◆ **WRITTEN INSTRUCTION**
Look through the data below and return each line where "matplotlib" appears.

Extracted records
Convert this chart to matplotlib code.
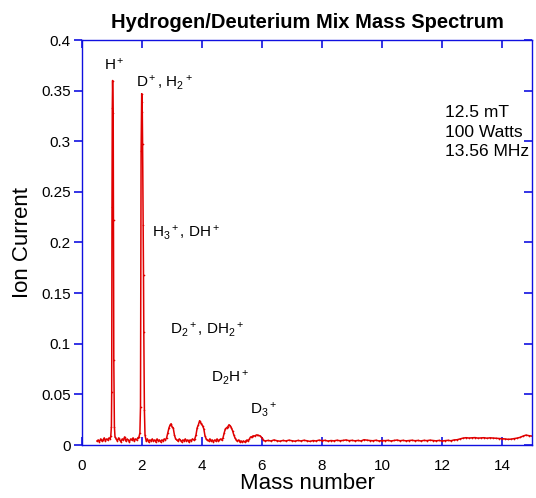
import matplotlib
matplotlib.use("Agg")
import matplotlib.pyplot as plt
from matplotlib.ticker import FuncFormatter

plt.rcParams['font.family'] = ['Liberation Sans', 'DejaVu Sans']
plt.rcParams['mathtext.fontset'] = 'custom'
plt.rcParams['mathtext.rm'] = 'Liberation Sans'
plt.rcParams['mathtext.it'] = 'Liberation Sans'

mass = [0.50, 0.54, 0.58, 0.62, 0.66, 0.70, 0.74, 0.78, 0.82, 0.86, 0.90, 0.94, 0.96,
        0.98, 0.99, 1.00, 1.01, 1.02, 1.04, 1.05, 1.06, 1.08, 1.10,
        1.14, 1.18, 1.22, 1.26, 1.30, 1.34, 1.38, 1.42, 1.46, 1.50, 1.54, 1.58, 1.62, 1.66, 1.70,
        1.74, 1.78, 1.82, 1.86, 1.90, 1.93,
        1.95, 1.97, 1.99, 2.00, 2.01, 2.02, 2.04, 2.05, 2.06, 2.08, 2.10,
        2.14, 2.18, 2.22, 2.26, 2.30, 2.34, 2.38, 2.42, 2.46, 2.50, 2.54, 2.58, 2.62, 2.66, 2.70,
        2.74, 2.78, 2.82,
        2.86, 2.90, 2.94, 2.97, 3.00, 3.04, 3.08, 3.12,
        3.16, 3.20, 3.24, 3.28, 3.32, 3.36, 3.40, 3.44, 3.48, 3.52, 3.56, 3.60, 3.64, 3.68, 3.72, 3.76,
        3.80, 3.84, 3.88, 3.92, 3.95, 3.98, 4.02, 4.06, 4.10, 4.14,
        4.18, 4.22, 4.26, 4.30, 4.34, 4.38, 4.42, 4.46, 4.50, 4.54, 4.58, 4.62, 4.66, 4.70,
        4.74, 4.78, 4.82, 4.86, 4.90, 4.94, 4.98, 5.02, 5.06, 5.10, 5.14,
        5.18, 5.22, 5.26, 5.30, 5.34, 5.38, 5.42, 5.46, 5.50, 5.54, 5.58,
        5.62, 5.66, 5.70, 5.76, 5.82, 5.88, 5.94, 6.00, 6.04,
        6.1, 6.2, 6.3, 6.4, 6.5, 6.6, 6.7, 6.8, 6.9, 7.0,
        7.1, 7.2, 7.3, 7.4, 7.5, 7.6, 7.7, 7.8, 7.9, 8.0,
        8.1, 8.2, 8.3, 8.4, 8.5, 8.6, 8.7, 8.8, 8.9, 9.0,
        9.1, 9.2, 9.3, 9.4, 9.5, 9.6, 9.7, 9.8, 9.9, 10.0,
        10.1, 10.2, 10.3, 10.4, 10.5, 10.6, 10.7, 10.8, 10.9, 11.0,
        11.1, 11.2, 11.3, 11.4, 11.5, 11.6, 11.7, 11.8, 11.9, 12.0,
        12.1, 12.2, 12.3, 12.4, 12.5, 12.6, 12.7, 12.8, 12.9, 13.0,
        13.1, 13.2, 13.3, 13.4, 13.5, 13.6, 13.7, 13.8, 13.9, 14.0,
        14.1, 14.2, 14.3, 14.4, 14.5, 14.6, 14.7, 14.8, 14.9, 15.0]

current = [0.004, 0.005, 0.003, 0.006, 0.004, 0.005, 0.007, 0.004, 0.006, 0.005, 0.007, 0.006, 0.009,
           0.018, 0.052, 0.235, 0.333, 0.360, 0.328, 0.222, 0.084, 0.018, 0.008,
           0.006, 0.004, 0.007, 0.005, 0.003, 0.006, 0.005, 0.008, 0.004, 0.006, 0.005, 0.003, 0.006, 0.005, 0.007,
           0.004, 0.006, 0.005, 0.007, 0.008, 0.012,
           0.038, 0.290, 0.347, 0.339, 0.329, 0.297, 0.217, 0.168, 0.112, 0.035, 0.010,
           0.004, 0.006, 0.003, 0.005, 0.004, 0.006, 0.004, 0.005, 0.003, 0.006, 0.004, 0.005, 0.003, 0.005, 0.004,
           0.006, 0.005, 0.007,
           0.012, 0.017, 0.020, 0.021, 0.018, 0.017, 0.010, 0.006,
           0.005, 0.004, 0.006, 0.005, 0.003, 0.005, 0.004, 0.006, 0.004, 0.005, 0.003, 0.005, 0.004, 0.006, 0.005, 0.006,
           0.010, 0.017, 0.020, 0.024, 0.022, 0.021, 0.019, 0.016, 0.009, 0.006,
           0.005, 0.004, 0.006, 0.004, 0.005, 0.003, 0.005, 0.004, 0.006, 0.004, 0.005, 0.006, 0.005, 0.007,
           0.012, 0.016, 0.017, 0.018, 0.020, 0.019, 0.017, 0.014, 0.010, 0.007, 0.005,
           0.004, 0.005, 0.003, 0.004, 0.003, 0.004, 0.003, 0.004, 0.005, 0.004, 0.006,
           0.008, 0.008, 0.009, 0.009, 0.010, 0.0095, 0.009, 0.007, 0.005,
           0.004, 0.0045, 0.004, 0.005, 0.0042, 0.0038, 0.0045, 0.004, 0.0048, 0.0042,
           0.0038, 0.0045, 0.004, 0.0047, 0.0041, 0.0036, 0.0044, 0.004, 0.0048, 0.0043,
           0.0046, 0.0039, 0.0044, 0.0041, 0.0047, 0.0042, 0.0045, 0.005, 0.0043, 0.0046,
           0.0041, 0.0045, 0.004, 0.0052, 0.0048, 0.0044, 0.0042, 0.0047, 0.004, 0.0044,
           0.0043, 0.0046, 0.004, 0.0045, 0.0049, 0.0042, 0.0046, 0.0041, 0.0044, 0.0047,
           0.0042, 0.0045, 0.004, 0.0046, 0.0043, 0.0048, 0.0044, 0.0041, 0.0045, 0.004,
           0.0043, 0.0046, 0.0042, 0.005, 0.0052, 0.006, 0.0068, 0.0072, 0.0069, 0.0071,
           0.0073, 0.0068, 0.007, 0.0072, 0.0067, 0.0071, 0.0069, 0.0066, 0.0064, 0.0062,
           0.006, 0.0056, 0.0058, 0.0063, 0.0068, 0.0075, 0.0088, 0.0098, 0.0092, 0.0088]

xticks = [0, 2, 4, 6, 8, 10, 12, 14]
yticks = [0, 0.05, 0.1, 0.15, 0.2, 0.25, 0.3, 0.35, 0.4]

fig = plt.figure(figsize=(5.36, 4.98), dpi=100)
ax = fig.add_axes([82/536, 1-445/498, 450/536, 405/498])

ax.plot(mass, current, color='#e00000', lw=1.1, marker='.', ms=2.4, mew=0)

ax.set_xlim(0, 15)
ax.set_ylim(0, 0.4)
ax.set_xticks(xticks)
ax.set_yticks(yticks)
ax.yaxis.set_major_formatter(FuncFormatter(lambda v, p: '%g' % v))

for s in ax.spines.values():
    s.set_color('#1010e0')
    s.set_linewidth(1.0)

ax.tick_params(axis='x', which='both', direction='in', top=True, bottom=True, color='#1010e0',
               length=6, width=1.2, labelsize=11, pad=10)
ax.tick_params(axis='y', which='both', direction='out', left=True, right=False, color='#1010e0',
               length=6, width=1.2, labelsize=11, pad=2)
axr = ax.twinx()
axr.set_ylim(0, 0.4)
axr.set_yticks(yticks)
axr.tick_params(axis='y', direction='in', color='#1010e0', length=6, width=1.2, labelright=False)
for s in axr.spines.values():
    s.set_visible(False)

ax.set_xlabel('Mass number', fontsize=16, labelpad=0)
ax.set_ylabel('Ion Current', fontsize=16, labelpad=6)
ax.set_title('Hydrogen/Deuterium Mix Mass Spectrum', fontsize=14.5, fontweight='bold', pad=9)

fs = 11
ax.text(0.72, 0.376, r'H$^+$', fontsize=fs, va='center', ha='left')
ax.text(1.8, 0.358, r'D$^+$, H$_2$$^+$', fontsize=fs, va='center', ha='left')
ax.text(2.33, 0.210, r'H$_3$$^+$, DH$^+$', fontsize=fs, va='center', ha='left')
ax.text(2.93, 0.1136, r'D$_2$$^+$, DH$_2$$^+$', fontsize=fs, va='center', ha='left')
ax.text(4.3, 0.066, r'D$_2$H$^+$', fontsize=fs, va='center', ha='left')
ax.text(5.6, 0.0346, r'D$_3$$^+$', fontsize=fs, va='center', ha='left')
ax.text(12.1, 0.336, '12.5 mT\n100 Watts\n13.56 MHz', fontsize=12.5, va='top', ha='left',
        linespacing=1.4)

fig.savefig('out.png', dpi=100)
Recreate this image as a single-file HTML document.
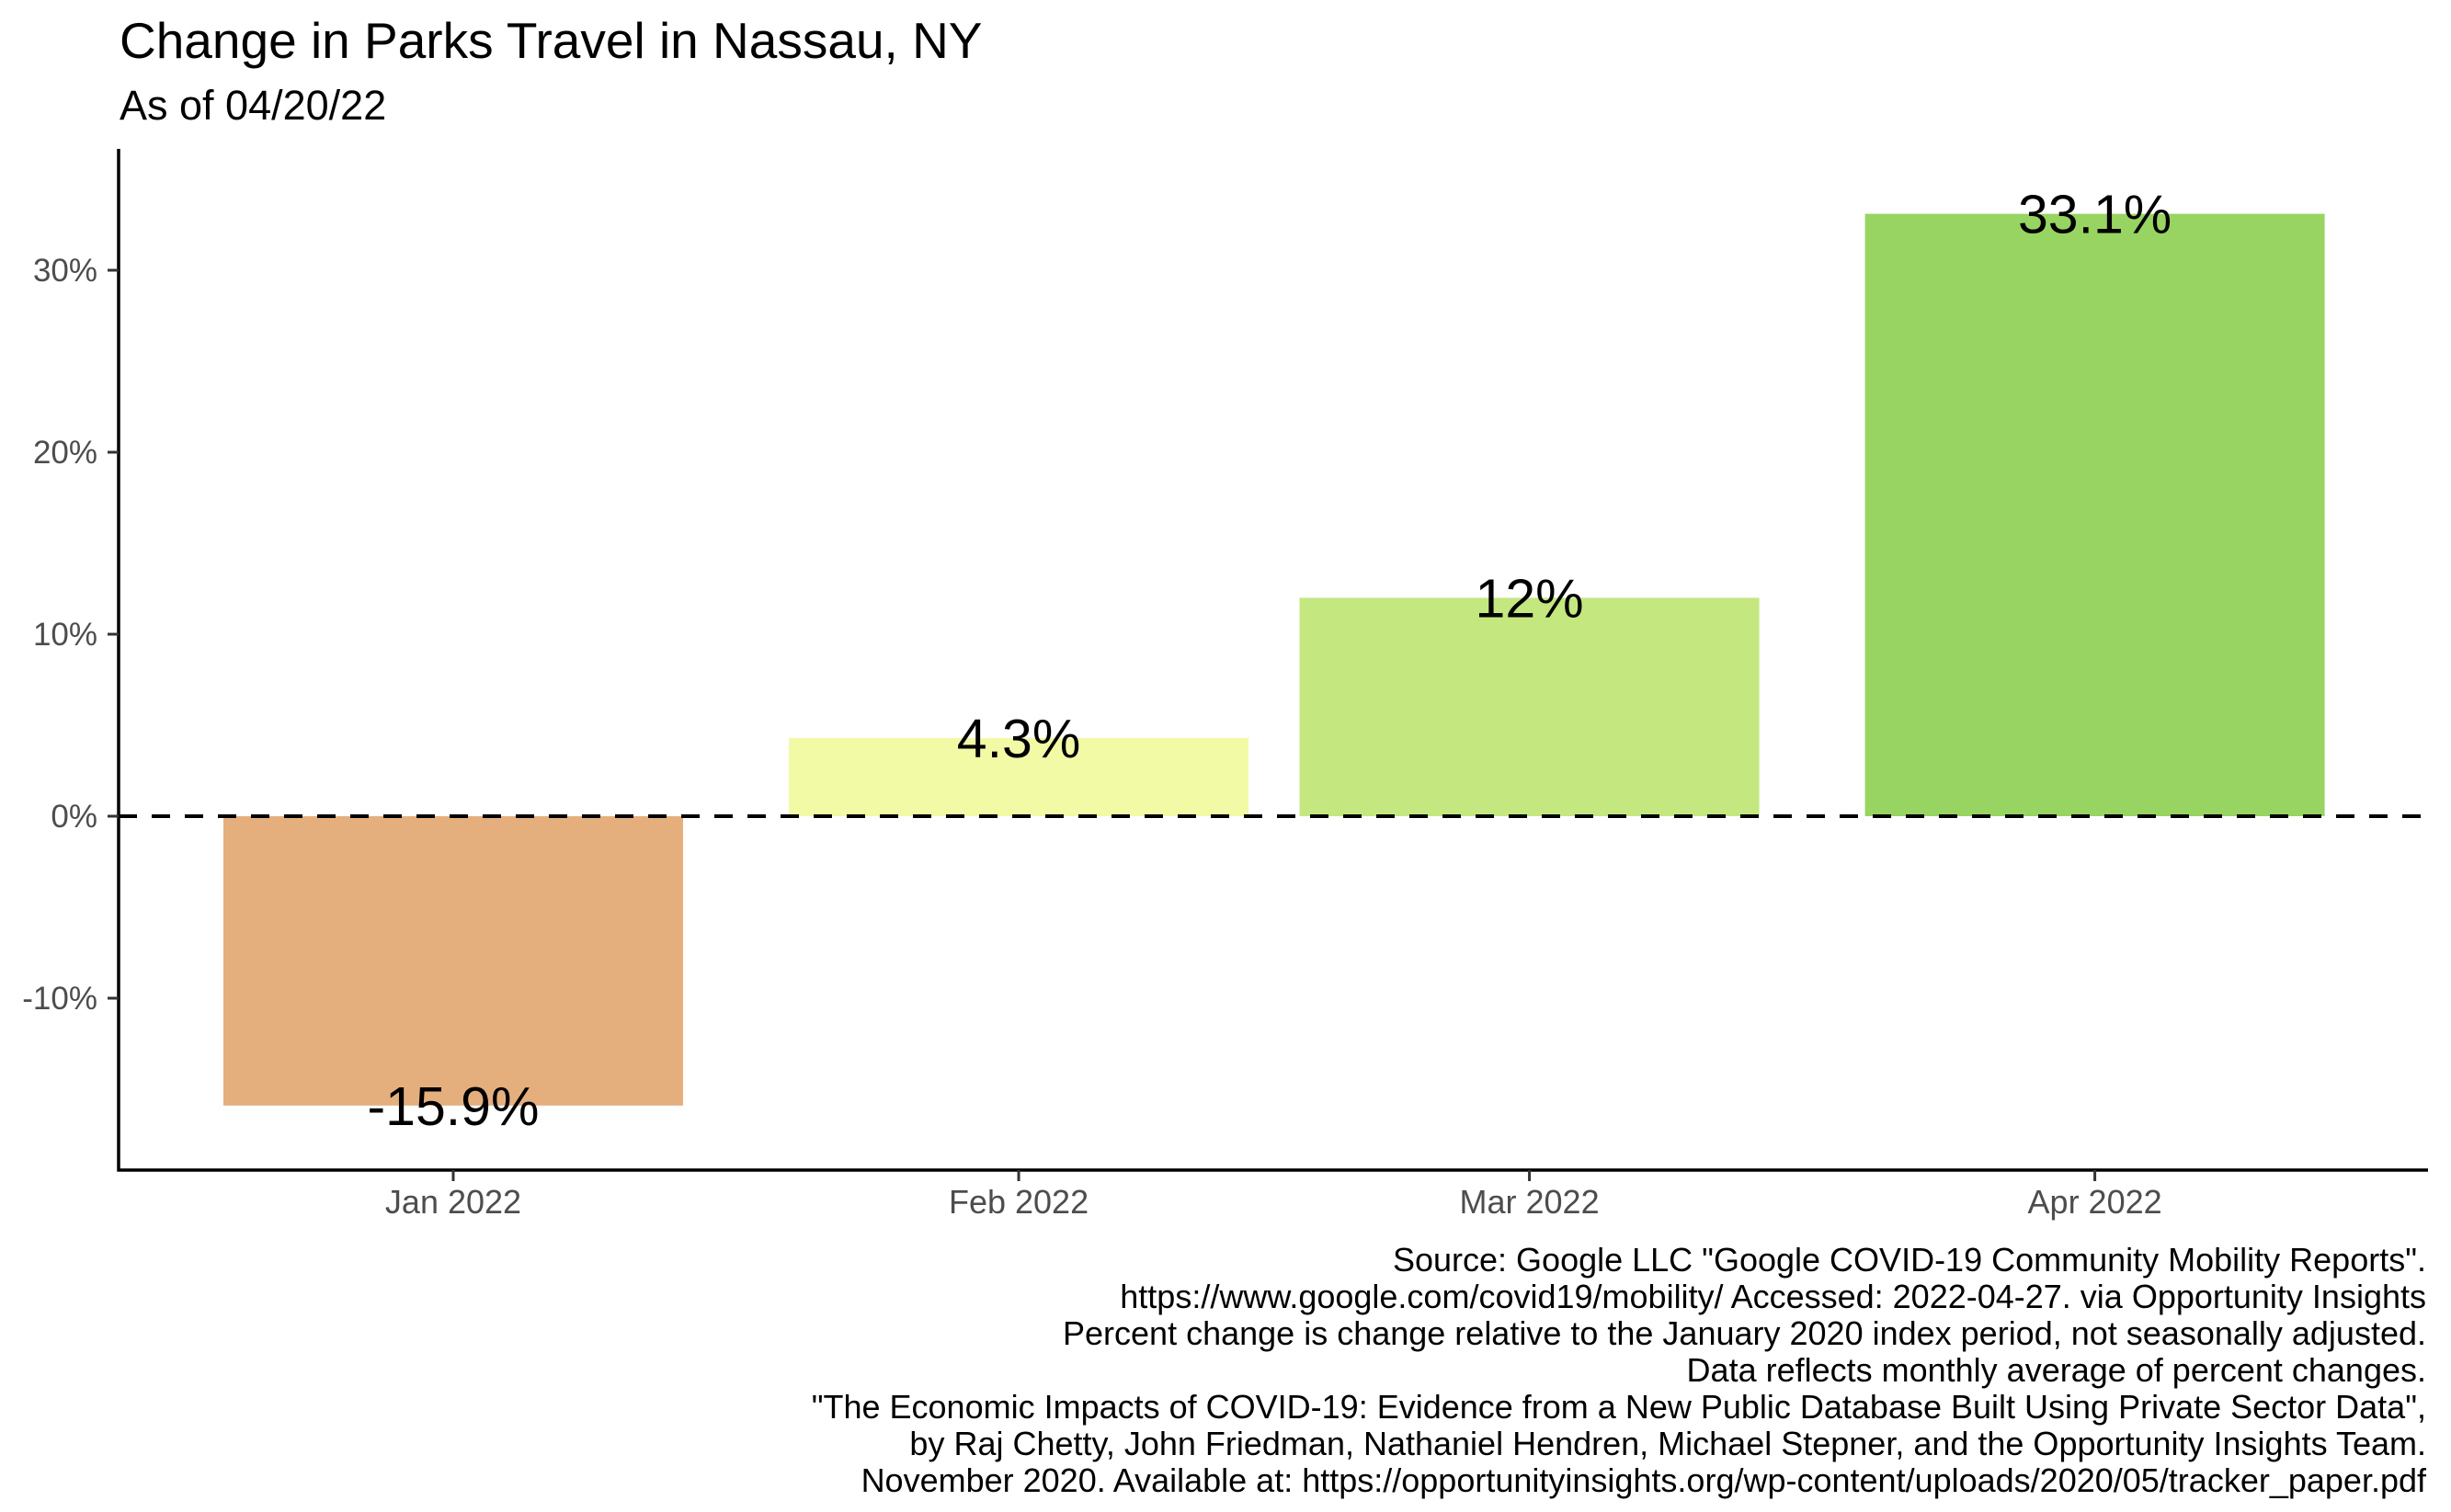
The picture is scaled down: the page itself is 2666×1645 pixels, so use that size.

◆ **ANSWER**
Convert this chart to matplotlib code.
import matplotlib
matplotlib.use("Agg")
import matplotlib.pyplot as plt
from matplotlib.ticker import FuncFormatter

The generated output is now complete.